Playing with their food
 
p.s. next time I think I will go and see how "the streak"
is doing. He is a native I hooked into three times this
winter. He always get away in a spectacular manner.
Water flying, strikes on my retrieve two feet away from me,
jams my leader between two rocks, busts my flies off.
He is the most powerful fish I have come across in ages.
I need to visit him again. I wonder if he is a brown.


Got an hour and a hour last Thursday after work. I spent
an hour of it searching for "the streak". No sign of
him. One hopes he just migrated for the summer and
did not get himself eaten. I will search for him next
winter.

Anyway, after that I hiked to some rapids where I know
they (trout) like to Kármán gait. I was fishing with
a nymph and some split shot, but the water got lower
and warmer and instead of bouncing my split shot off
the bottom rocks, I was bouncing them of the moss on
the bottom. Not working too well. Caught a lot of
moss.

So after loosing a nymph in the muck/moss/rocks or
how knows what, I switched to a #12 Adams and started
fishing it as a dry fly on the surface. Now this raised
a problem in itself as in if it ever got out that I
actually fished a dry fly the way it was intended -- dry
on the surface film -- I would never hear the end of
it. If not fishing in the (water) "column", at least I
would still be fishing in the drift, somewhat. I'd
probably loose that argument. But, anyway, what they
don't know they, they can not give me a bad time for.
At least I would not be catching any more moss.

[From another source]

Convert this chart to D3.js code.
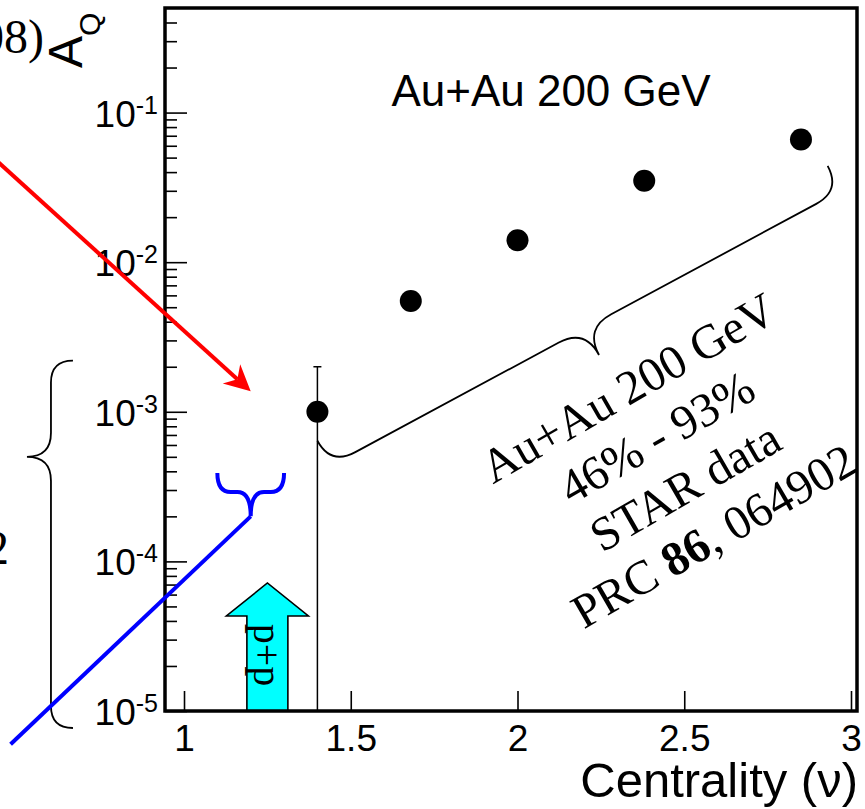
<!DOCTYPE html>
<html>
<head>
<meta charset="utf-8">
<script src="https://cdn.jsdelivr.net/npm/d3@7"></script>
<style>
  body { margin: 0; background: #fff; }
  svg { display: block; }
</style>
</head>
<body>
<svg id="chart" width="865" height="809"></svg>
<script>
// ---- data -------------------------------------------------------------
// centrality ν for Au+Au 200 GeV, 46%-93%
const nu = [1.40, 1.68, 2.00, 2.38, 2.85];
// measured A_Q
const aq = [1.0e-3, 5.5e-3, 1.4e-2, 3.5e-2, 6.6e-2];
// symmetric uncertainty on A_Q (only the most peripheral bin has a visible bar)
const aqErr = [1.0e-3, 0, 0, 0, 0];

const xTicks = [1, 1.5, 2, 2.5, 3];
const xTickLabels = ["1", "1.5", "2", "2.5", "3"];
const yDecades = [-5, -4, -3, -2, -1];

const noteLines = ["Au+Au 200 GeV", "46% - 93%", "STAR data", "PRC 86, 064902"];

// annotation anchors, in (ν, A_Q) coordinates
const redArrowFrom = [0.40, 0.057];
const redArrowTo = [1.20, 1.37e-3];
const blueLineFrom = [1.20, 2.0e-4];
const blueLineTo = [0.48, 6.0e-6];
const blueBraceEnds = [[1.10, 3.9e-4], [1.30, 3.9e-4]];
const leftBraceEnds = [[0.667, 2.2e-3], [0.667, 7.7e-6]];
const leftBraceCusp = 5.0e-4;
const dataBraceEnds = [[1.40, 6.4e-4], [2.93, 4.4e-2]];
const ppArrowNu = 1.25;

// ---- setup ------------------------------------------------------------
const sans = "'Liberation Sans', Arial, Helvetica, sans-serif";
const serif = "'Liberation Serif', 'Times New Roman', Times, serif";

const svg = d3.select("#chart");
const plot = { left: 165, right: 857, top: 8, bottom: 711 };

const x = d3.scaleLinear().domain([0.943, 3.018]).range([plot.left, plot.right]);
const y = d3.scaleLog().domain([1e-5, 0.5]).range([plot.bottom, plot.top]);
const P = d => [x(d[0]), y(d[1])];

// curly brace between two points, bulging to the right-hand side of p1->p2
// curl: depth of the curled ends, cusp: extra depth of the middle point,
// at: fraction along the chord where the cusp sits
function bracePath(p1, p2, curl, cusp, at) {
  const dx = p2[0] - p1[0], dy = p2[1] - p1[1];
  const L = Math.hypot(dx, dy);
  const m = L * at;
  const r = Math.min(curl, L * 0.2);
  const r2 = Math.min(cusp, L * 0.2);
  const p = d3.path();
  p.moveTo(0, 0);
  p.quadraticCurveTo(0, curl, r, curl);
  p.lineTo(m - r2, curl);
  p.quadraticCurveTo(m, curl, m, curl + cusp);
  p.quadraticCurveTo(m, curl, m + r2, curl);
  p.lineTo(L - r, curl);
  p.quadraticCurveTo(L, curl, L, 0);
  return {
    d: p.toString(),
    transform: `translate(${p1[0]},${p1[1]}) rotate(${Math.atan2(dy, dx) * 180 / Math.PI})`
  };
}

// ---- axes ticks -------------------------------------------------------
const minorTicks = [];
yDecades.forEach(e => {
  for (let m = 2; m <= 9; m++) {
    const v = m * Math.pow(10, e);
    if (v < y.domain()[1]) minorTicks.push(v);
  }
});

const yMinor = svg.append("g")
  .attr("transform", `translate(${plot.left},0)`)
  .call(d3.axisLeft(y).tickValues(minorTicks).tickSize(-12).tickFormat(""));
const yMajor = svg.append("g")
  .attr("transform", `translate(${plot.left},0)`)
  .call(d3.axisLeft(y).tickValues(yDecades.map(e => Math.pow(10, e))).tickSize(-22).tickFormat(""));
[yMinor, yMajor].forEach(g => {
  g.select(".domain").remove();
  g.selectAll("line").attr("stroke", "#000").attr("stroke-width", 1.6);
});

// y tick labels as 10^n
const yLab = svg.append("g");
yDecades.forEach(e => {
  const t = yLab.append("text")
    .attr("x", plot.left - 7)
    .attr("y", y(Math.pow(10, e)) + 14)
    .attr("text-anchor", "end")
    .attr("font-family", sans)
    .attr("fill", "#000");
  t.append("tspan").attr("font-size", 37).text("10");
  t.append("tspan").attr("font-size", 25).attr("dy", -13).text(String(e));
});

const xAxis = svg.append("g")
  .attr("transform", `translate(0,${plot.bottom})`)
  .call(d3.axisBottom(x).tickValues(xTicks).tickSize(-20).tickPadding(14)
    .tickFormat((d, i) => xTickLabels[i]));
xAxis.select(".domain").remove();
xAxis.selectAll("line").attr("stroke", "#000").attr("stroke-width", 1.6);
xAxis.selectAll("text")
  .attr("font-family", sans).attr("font-size", 37).attr("fill", "#000");

// axis titles
svg.append("text")
  .attr("x", plot.right + 1).attr("y", 797)
  .attr("text-anchor", "end")
  .attr("font-family", sans).attr("font-size", 49)
  .text("Centrality (ν)");

const yTitle = svg.append("text")
  .attr("transform", "translate(82,68) rotate(-90)")
  .attr("font-family", sans);
yTitle.append("tspan").attr("font-size", 48).text("A");
yTitle.append("tspan").attr("font-size", 30).attr("dy", 18).text("Q");

// fragments of neighbouring text
svg.append("text")
  .attr("x", 44).attr("y", 53).attr("text-anchor", "end")
  .attr("font-family", serif).attr("font-size", 48)
  .text("(2008)");
svg.append("text")
  .attr("x", 9).attr("y", 564).attr("text-anchor", "end")
  .attr("font-family", serif).attr("font-size", 48)
  .text("2");

// header inside the frame
svg.append("text")
  .attr("x", 551).attr("y", 106).attr("text-anchor", "middle")
  .attr("font-family", sans).attr("font-size", 44)
  .text("Au+Au 200 GeV");

// ---- p+p arrow --------------------------------------------------------
{
  const cx = x(ppArrowNu), base = plot.bottom;
  const shaft = 20.5, head = 41, headTop = 583, headBase = 616;
  const pts = [
    [cx - shaft, base], [cx - shaft, headBase], [cx - head, headBase],
    [cx, headTop], [cx + head, headBase], [cx + shaft, headBase], [cx + shaft, base]
  ];
  svg.append("path")
    .attr("d", d3.line()(pts) + "Z")
    .attr("fill", "#00ffff").attr("stroke", "#000").attr("stroke-width", 1.6)
    .attr("stroke-linejoin", "miter");
  svg.append("text")
    .attr("transform", `translate(${cx - 13},${655}) rotate(90)`)
    .attr("text-anchor", "middle")
    .attr("font-family", serif).attr("font-size", 40)
    .text("p+p");
}

// ---- data -------------------------------------------------------------
const pts = nu.map((v, i) => ({ nu: v, a: aq[i], e: aqErr[i] }));
const ymin = y.domain()[0];

svg.append("g").selectAll("g.err")
  .data(pts.filter(d => d.e > 0))
  .join("g").attr("class", "err")
  .each(function (d) {
    const g = d3.select(this);
    const lo = Math.max(d.a - d.e, ymin), hi = d.a + d.e;
    g.append("line")
      .attr("x1", x(d.nu)).attr("x2", x(d.nu))
      .attr("y1", y(lo)).attr("y2", y(hi))
      .attr("stroke", "#000").attr("stroke-width", 1.5);
    g.append("line")
      .attr("x1", x(d.nu) - 4).attr("x2", x(d.nu) + 4)
      .attr("y1", y(hi)).attr("y2", y(hi))
      .attr("stroke", "#000").attr("stroke-width", 1.5);
  });

svg.append("g").selectAll("circle")
  .data(pts)
  .join("circle")
  .attr("cx", d => x(d.nu))
  .attr("cy", d => y(d.a))
  .attr("r", 11)
  .attr("fill", "#000");

// brace grouping the STAR points, with its caption
{
  const b = bracePath(P(dataBraceEnds[0]), P(dataBraceEnds[1]), 28, 30, 0.498);
  svg.append("path").attr("d", b.d).attr("transform", b.transform)
    .attr("fill", "none").attr("stroke", "#000").attr("stroke-width", 1.8);

  const note = svg.append("g").attr("transform", "translate(671,462) rotate(-30)");
  noteLines.forEach((line, i) => {
    const t = note.append("text")
      .attr("x", 0).attr("y", (i - 1.5) * 57 + 16)
      .attr("text-anchor", "middle")
      .attr("font-family", serif).attr("font-size", 48);
    if (line.startsWith("PRC")) {
      t.append("tspan").text("PRC ");
      t.append("tspan").attr("font-weight", "bold").text("86");
      t.append("tspan").text(", 064902");
    } else {
      t.text(line);
    }
  });
}

// ---- frame ------------------------------------------------------------
svg.append("rect")
  .attr("x", plot.left).attr("y", plot.top)
  .attr("width", plot.right - plot.left).attr("height", plot.bottom - plot.top)
  .attr("fill", "none").attr("stroke", "#000").attr("stroke-width", 3.5);

// ---- annotations ------------------------------------------------------
// left brace
{
  const p1 = P(leftBraceEnds[0]), p2 = P(leftBraceEnds[1]);
  const at = (y(leftBraceCusp) - p1[1]) / (p2[1] - p1[1]);
  const b = bracePath(p1, p2, 22, 24, at);
  svg.append("path").attr("d", b.d).attr("transform", b.transform)
    .attr("fill", "none").attr("stroke", "#000").attr("stroke-width", 1.8);
}

// blue brace and line
{
  const p1 = P(blueBraceEnds[0]), p2 = P(blueBraceEnds[1]);
  const tip = P(blueLineFrom);
  const curl = 19;
  const b = bracePath(p1, p2, curl, tip[1] - p1[1] - curl, 0.5);
  svg.append("path").attr("d", b.d).attr("transform", b.transform)
    .attr("fill", "none").attr("stroke", "#0000ff").attr("stroke-width", 4);
  svg.append("line")
    .attr("x1", tip[0]).attr("y1", tip[1])
    .attr("x2", x(blueLineTo[0])).attr("y2", y(blueLineTo[1]))
    .attr("stroke", "#0000ff").attr("stroke-width", 4);
}

// red arrow
{
  const a = P(redArrowFrom), t = P(redArrowTo);
  const len = Math.hypot(t[0] - a[0], t[1] - a[1]);
  const ux = (t[0] - a[0]) / len, uy = (t[1] - a[1]) / len;
  const nx = -uy, ny = ux;
  const hl = 26, hw = 13, notch = 18;
  svg.append("line")
    .attr("x1", a[0]).attr("y1", a[1])
    .attr("x2", t[0] - ux * notch).attr("y2", t[1] - uy * notch)
    .attr("stroke", "#ff0000").attr("stroke-width", 4);
  const head = [
    t,
    [t[0] - ux * hl + nx * hw, t[1] - uy * hl + ny * hw],
    [t[0] - ux * notch, t[1] - uy * notch],
    [t[0] - ux * hl - nx * hw, t[1] - uy * hl - ny * hw]
  ];
  svg.append("path").attr("d", d3.line()(head) + "Z").attr("fill", "#ff0000");
}
</script>
</body>
</html>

Anyway. No joy on the top of the film. I knew this
would probably be the case, as 90% of trout food comes
from the column and not the top of the film. In this
river, trout probably consume about 99% from the
column. (The water is fast and these trout like it deep,
so they are in no mood to waste the energy to fight
the surface current to take something from the surface.)
Oh well, I was still fishing.

Then something fascinating happened. My fly sunk.
Since I nearly always fish my dries wet, this was
not an issue for me. But, it was an issue for
my target obsession. Ah ha! I was simulating
a Baetis Mayfly Spinner who had lost their footing
and had been caught under the surface film.
And, I was back to drowning my dry flies and
fishing in the column (the drift). So, no
giving me a bad time!

Every cast, two to three boils at a time within
a second or two. Even my retrieves produces boils.
It occurred to me that they (trout) were actually
"playing with their food". The absolute, utter
ignominy! This had never happened to me before.
I was incensed! And completely unable to stop grinning!

I am presuming food was plentiful and they could afford
the energy to give me a bad time. (I am sure the group
will correct me if I am wrong on this assumption.)

Oh and "Bozo" learned really, really quickly how to keep
contact with his fly just under the film. (It is
different than keeping contact with a split shot under
the current.)

"Bozo" got to meet one ~9" rainbow and one ~11" brown.
The rainbow was a bit on the "looks challenged" side,
so he was a hold over from the spring planting.
The brown was obviously wild. The rainbow jumped
a bit. Neither one liked me too much and took a while
to meet. A lot of ~10' runs. Tons of fun.

Anyone notice that browns do not jump like rainbows?
(Catching Browns is very new to me.)

Anyway, I am still grinning. I may be strutting a bit,
but I ain't sayin'.

-T






D. LaCourse August 1st, 2010 12:52 PM

Playing with their food
 
Did you know that browns originally came from.......Germany?

d;o)



Todd[_2_] August 1st, 2010 07:54 PM

Playing with their food
 
On 08/01/2010 04:52 AM, D. LaCourse wrote:
Did you know that browns originally came from.......Germany?

d;o)


When I was a kid, I remember Browns being called "German
Browns". If I remember correctly, it had something to
do with the kind of beer and sausage they ate and the
language they taunted us with when they played with their
food. But, I was little and probably have much of the
details wrong. :-)

I wonder why we stopped calling them "German Browns"?

-T

Spent three years in Germany with the Air Force ('77-'79).
Rented a place from a family in a small farming town
called Queidersbach. Loved every minute of it. Never
found a place to fish though.


Todd[_2_] August 1st, 2010 08:13 PM

Playing with their food
 
On 07/31/2010 11:08 PM, Todd wrote:

Every cast, two to three boils at a time within
a second or two. Even my retrieves produces boils.
It occurred to me that they (trout) were actually
"playing with their food". The absolute, utter
ignominy! This had never happened to me before.
I was incensed! And completely unable to stop grinning!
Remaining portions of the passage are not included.